==== Entries supplied ====

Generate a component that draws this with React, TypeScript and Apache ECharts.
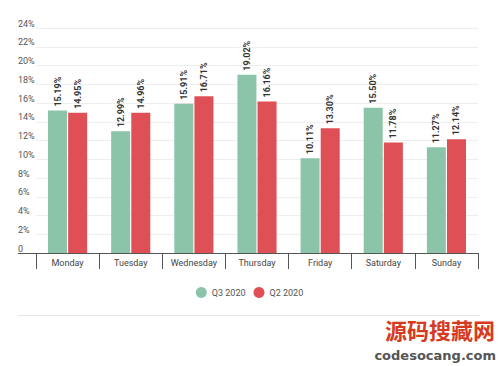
import React, { useEffect, useRef } from "react";
import * as echarts from "echarts";

const categories = ["Monday", "Tuesday", "Wednesday", "Thursday", "Friday", "Saturday", "Sunday"];
const q3Values = [15.19, 12.99, 15.91, 19.02, 10.11, 15.5, 11.27];
const q2Values = [14.95, 14.96, 16.71, 16.16, 13.3, 11.78, 12.14];
const seriesNames = ["Q3 2020", "Q2 2020"];
const seriesColors = ["#8cc4a9", "#df4f56"];

export default function App() {
  const ref = useRef<HTMLDivElement>(null);
  useEffect(() => {
    const chart = echarts.init(ref.current!, null, { renderer: "svg" });
    const font = "Roboto, 'Noto Sans', sans-serif";
    const barLabel = {
      show: true,
      position: "top",
      rotate: 90,
      align: "left",
      verticalAlign: "middle",
      distance: 4,
      fontSize: 9,
      fontWeight: "bold",
      fontFamily: font,
      color: "#333",
      formatter: (p: any) => p.value.toFixed(2) + "%",
    };
    chart.setOption({
      animation: false,
      backgroundColor: "#fff",
      grid: { left: 36, right: 21, top: 28, bottom: 113, containLabel: false },
      legend: {
        data: seriesNames,
        top: 282,
        left: "center",
        icon: "circle",
        itemWidth: 11,
        itemHeight: 11,
        itemGap: 8,
        textStyle: { fontSize: 9, color: "#555", fontFamily: font },
      },
      xAxis: {
        type: "category",
        data: categories,
        axisLine: { lineStyle: { color: "#555", width: 1 } },
        axisTick: { show: true, interval: 0, length: 16, lineStyle: { color: "#555" } },
        axisLabel: { interval: 0, fontSize: 9, color: "#444", margin: 5, fontFamily: font },
      },
      yAxis: {
        type: "value",
        min: 0,
        max: 24,
        interval: 2,
        axisLine: { show: false },
        axisTick: { show: false },
        splitLine: { lineStyle: { color: "#eeeeee" } },
        axisLabel: {
          align: "left",
          verticalAlign: "bottom",
          margin: 18,
          fontSize: 9,
          color: "#555",
          fontFamily: font,
          formatter: (v: number) => (v === 0 ? "0" : v + "%"),
        },
      },
      series: [
        {
          name: seriesNames[0],
          type: "bar",
          data: q3Values,
          itemStyle: { color: seriesColors[0] },
          barWidth: 19,
          barGap: "6%",
          label: barLabel,
        },
        {
          name: seriesNames[1],
          type: "bar",
          data: q2Values,
          itemStyle: { color: seriesColors[1] },
          barWidth: 19,
          label: barLabel,
        },
      ],
      graphic: [
        { type: "line", shape: { x1: 18, y1: 253.5, x2: 36, y2: 253.5 }, style: { stroke: "#555", lineWidth: 1 } },
        { type: "line", shape: { x1: 18, y1: 315.5, x2: 480, y2: 315.5 }, style: { stroke: "#e6e6e6", lineWidth: 1 } },
        {
          type: "text",
          right: 4,
          top: 318,
          style: {
            text: "源码搜藏网",
            fontSize: 22,
            lineHeight: 22,
            fontWeight: "bold",
            fill: "#d63a1f",
            fontFamily: "'Noto Sans CJK SC', sans-serif",
          },
        },
        {
          type: "text",
          right: 3,
          top: 349,
          style: {
            text: "codesocang.com",
            fontSize: 13,
            lineHeight: 13,
            fontWeight: "bold",
            fill: "#555",
            fontFamily: "'DejaVu Sans', sans-serif",
          },
        },
      ],
    });
    return () => chart.dispose();
  }, []);
  return <div ref={ref} style={{ position: "fixed", left: 0, top: 0, width: 499, height: 366 }} />;
}
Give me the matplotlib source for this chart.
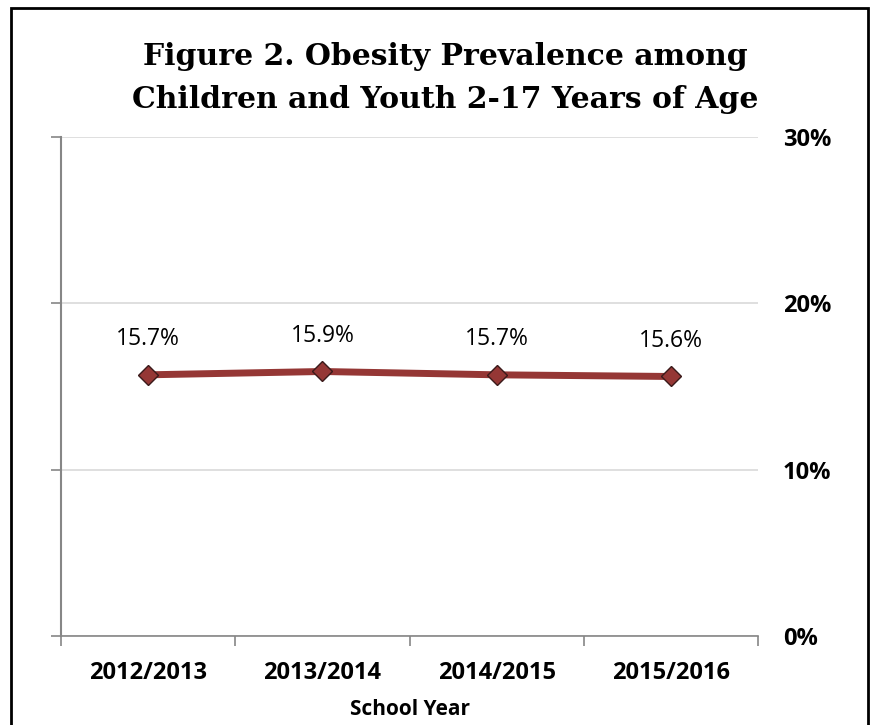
import matplotlib.pyplot as plt
import matplotlib.patches as patches
from matplotlib.ticker import FixedLocator

years = ['2012/2013', '2013/2014', '2014/2015', '2015/2016']
prevalence = [15.7, 15.9, 15.7, 15.6]
y_ticks = [0, 10, 20, 30]

fig = plt.figure(figsize=(8.75, 7.25), dpi=100)
ax = fig.add_axes([0.0697, 0.1228, 0.7966, 0.6883])

x = list(range(len(years)))
ax.plot(x, prevalence, color='#953735', linewidth=5, marker='D',
        markersize=10, markerfacecolor='#953735', markeredgecolor='#3a1a1a',
        markeredgewidth=1, zorder=3)
for xi, v in zip(x, prevalence):
    ax.annotate(f'{v}%', (xi, v), textcoords='offset points', xytext=(0, 17),
                ha='center', va='bottom', fontsize=16.5, family='Open Sans')

ax.set_xlim(-0.5, len(years) - 0.5)
ax.set_ylim(0, 30)
ax.set_yticks(y_ticks)
ax.set_yticklabels([f'{t}%' for t in y_ticks])
ax.grid(axis='y', color='#d9d9d9', linewidth=1.2)
ax.set_axisbelow(True)

ax.yaxis.set_ticks_position('both')
ax.tick_params(axis='y', which='major', left=True, right=False,
               labelleft=False, labelright=True, length=7, width=1.2,
               color='#868686', pad=11)
for lab in ax.get_yticklabels():
    lab.set_fontweight('bold')
    lab.set_fontsize(17)
    lab.set_family('Open Sans')

ax.set_xticks(x)
ax.set_xticklabels(years, fontsize=17, fontweight='bold', family='Open Sans')
ax.tick_params(axis='x', which='major', length=0, pad=18)
ax.xaxis.set_minor_locator(FixedLocator([-0.5, 0.5, 1.5, 2.5, 3.5]))
ax.tick_params(axis='x', which='minor', length=7, width=1.2, color='#868686')
ax.set_xlabel('School Year', fontsize=15, fontweight='bold', family='Open Sans',
              labelpad=10)

for s in ['top', 'right']:
    ax.spines[s].set_visible(False)
ax.spines['left'].set_color('#868686')
ax.spines['left'].set_linewidth(1.5)
ax.spines['bottom'].set_color('#868686')
ax.spines['bottom'].set_linewidth(1.2)

fig.text(0.509, 0.892, 'Figure 2. Obesity Prevalence among\nChildren and Youth 2-17 Years of Age',
         ha='center', va='center', fontsize=21.5, fontweight='bold',
         family='DejaVu Serif', linespacing=1.6)

border = patches.Rectangle((11 / 875, -0.01), 857 / 875, 1 - 8 / 725 + 0.01,
                           transform=fig.transFigure, fill=False,
                           edgecolor='black', linewidth=2, clip_on=False)
fig.patches.append(border)

fig.savefig('out.png', dpi=100)
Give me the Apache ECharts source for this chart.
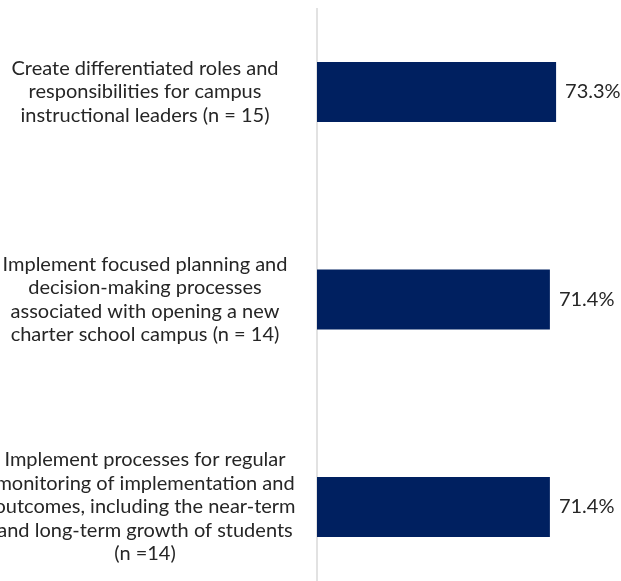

====

* _Given exercise_
The records above need to be restated word for word, with the pictures left out.

* _Answer to this exercise_
Generate a component that draws this with React, TypeScript and Apache ECharts.
import React, { useEffect, useRef } from "react";
import * as echarts from "echarts";

const categories = ["Monday", "Tuesday", "Wednesday", "Thursday", "Friday", "Saturday", "Sunday"];
const q3Values = [15.19, 12.99, 15.91, 19.02, 10.11, 15.5, 11.27];
const q2Values = [14.95, 14.96, 16.71, 16.16, 13.3, 11.78, 12.14];
const seriesNames = ["Q3 2020", "Q2 2020"];
const seriesColors = ["#8cc4a9", "#df4f56"];

export default function App() {
  const ref = useRef<HTMLDivElement>(null);
  useEffect(() => {
    const chart = echarts.init(ref.current!, null, { renderer: "svg" });
    const font = "Roboto, 'Noto Sans', sans-serif";
    const barLabel = {
      show: true,
      position: "top",
      rotate: 90,
      align: "left",
      verticalAlign: "middle",
      distance: 4,
      fontSize: 9,
      fontWeight: "bold",
      fontFamily: font,
      color: "#333",
      formatter: (p: any) => p.value.toFixed(2) + "%",
    };
    chart.setOption({
      animation: false,
      backgroundColor: "#fff",
      grid: { left: 36, right: 21, top: 28, bottom: 113, containLabel: false },
      legend: {
        data: seriesNames,
        top: 282,
        left: "center",
        icon: "circle",
        itemWidth: 11,
        itemHeight: 11,
        itemGap: 8,
        textStyle: { fontSize: 9, color: "#555", fontFamily: font },
      },
      xAxis: {
        type: "category",
        data: categories,
        axisLine: { lineStyle: { color: "#555", width: 1 } },
        axisTick: { show: true, interval: 0, length: 16, lineStyle: { color: "#555" } },
        axisLabel: { interval: 0, fontSize: 9, color: "#444", margin: 5, fontFamily: font },
      },
      yAxis: {
        type: "value",
        min: 0,
        max: 24,
        interval: 2,
        axisLine: { show: false },
        axisTick: { show: false },
        splitLine: { lineStyle: { color: "#eeeeee" } },
        axisLabel: {
          align: "left",
          verticalAlign: "bottom",
          margin: 18,
          fontSize: 9,
          color: "#555",
          fontFamily: font,
          formatter: (v: number) => (v === 0 ? "0" : v + "%"),
        },
      },
      series: [
        {
          name: seriesNames[0],
          type: "bar",
          data: q3Values,
          itemStyle: { color: seriesColors[0] },
          barWidth: 19,
          barGap: "6%",
          label: barLabel,
        },
        {
          name: seriesNames[1],
          type: "bar",
          data: q2Values,
          itemStyle: { color: seriesColors[1] },
          barWidth: 19,
          label: barLabel,
        },
      ],
      graphic: [
        { type: "line", shape: { x1: 18, y1: 253.5, x2: 36, y2: 253.5 }, style: { stroke: "#555", lineWidth: 1 } },
        { type: "line", shape: { x1: 18, y1: 315.5, x2: 480, y2: 315.5 }, style: { stroke: "#e6e6e6", lineWidth: 1 } },
        {
          type: "text",
          right: 4,
          top: 318,
          style: {
            text: "源码搜藏网",
            fontSize: 22,
            lineHeight: 22,
            fontWeight: "bold",
            fill: "#d63a1f",
            fontFamily: "'Noto Sans CJK SC', sans-serif",
          },
        },
        {
          type: "text",
          right: 3,
          top: 349,
          style: {
            text: "codesocang.com",
            fontSize: 13,
            lineHeight: 13,
            fontWeight: "bold",
            fill: "#555",
            fontFamily: "'DejaVu Sans', sans-serif",
          },
        },
      ],
    });
    return () => chart.dispose();
  }, []);
  return <div ref={ref} style={{ position: "fixed", left: 0, top: 0, width: 499, height: 366 }} />;
}
Give me the matplotlib source for this chart.
import matplotlib.pyplot as plt
import matplotlib.patches as patches
from matplotlib.ticker import FixedLocator

years = ['2012/2013', '2013/2014', '2014/2015', '2015/2016']
prevalence = [15.7, 15.9, 15.7, 15.6]
y_ticks = [0, 10, 20, 30]

fig = plt.figure(figsize=(8.75, 7.25), dpi=100)
ax = fig.add_axes([0.0697, 0.1228, 0.7966, 0.6883])

x = list(range(len(years)))
ax.plot(x, prevalence, color='#953735', linewidth=5, marker='D',
        markersize=10, markerfacecolor='#953735', markeredgecolor='#3a1a1a',
        markeredgewidth=1, zorder=3)
for xi, v in zip(x, prevalence):
    ax.annotate(f'{v}%', (xi, v), textcoords='offset points', xytext=(0, 17),
                ha='center', va='bottom', fontsize=16.5, family='Open Sans')

ax.set_xlim(-0.5, len(years) - 0.5)
ax.set_ylim(0, 30)
ax.set_yticks(y_ticks)
ax.set_yticklabels([f'{t}%' for t in y_ticks])
ax.grid(axis='y', color='#d9d9d9', linewidth=1.2)
ax.set_axisbelow(True)

ax.yaxis.set_ticks_position('both')
ax.tick_params(axis='y', which='major', left=True, right=False,
               labelleft=False, labelright=True, length=7, width=1.2,
               color='#868686', pad=11)
for lab in ax.get_yticklabels():
    lab.set_fontweight('bold')
    lab.set_fontsize(17)
    lab.set_family('Open Sans')

ax.set_xticks(x)
ax.set_xticklabels(years, fontsize=17, fontweight='bold', family='Open Sans')
ax.tick_params(axis='x', which='major', length=0, pad=18)
ax.xaxis.set_minor_locator(FixedLocator([-0.5, 0.5, 1.5, 2.5, 3.5]))
ax.tick_params(axis='x', which='minor', length=7, width=1.2, color='#868686')
ax.set_xlabel('School Year', fontsize=15, fontweight='bold', family='Open Sans',
              labelpad=10)

for s in ['top', 'right']:
    ax.spines[s].set_visible(False)
ax.spines['left'].set_color('#868686')
ax.spines['left'].set_linewidth(1.5)
ax.spines['bottom'].set_color('#868686')
ax.spines['bottom'].set_linewidth(1.2)

fig.text(0.509, 0.892, 'Figure 2. Obesity Prevalence among\nChildren and Youth 2-17 Years of Age',
         ha='center', va='center', fontsize=21.5, fontweight='bold',
         family='DejaVu Serif', linespacing=1.6)

border = patches.Rectangle((11 / 875, -0.01), 857 / 875, 1 - 8 / 725 + 0.01,
                           transform=fig.transFigure, fill=False,
                           edgecolor='black', linewidth=2, clip_on=False)
fig.patches.append(border)

fig.savefig('out.png', dpi=100)
Give me the Apache ECharts source for this chart.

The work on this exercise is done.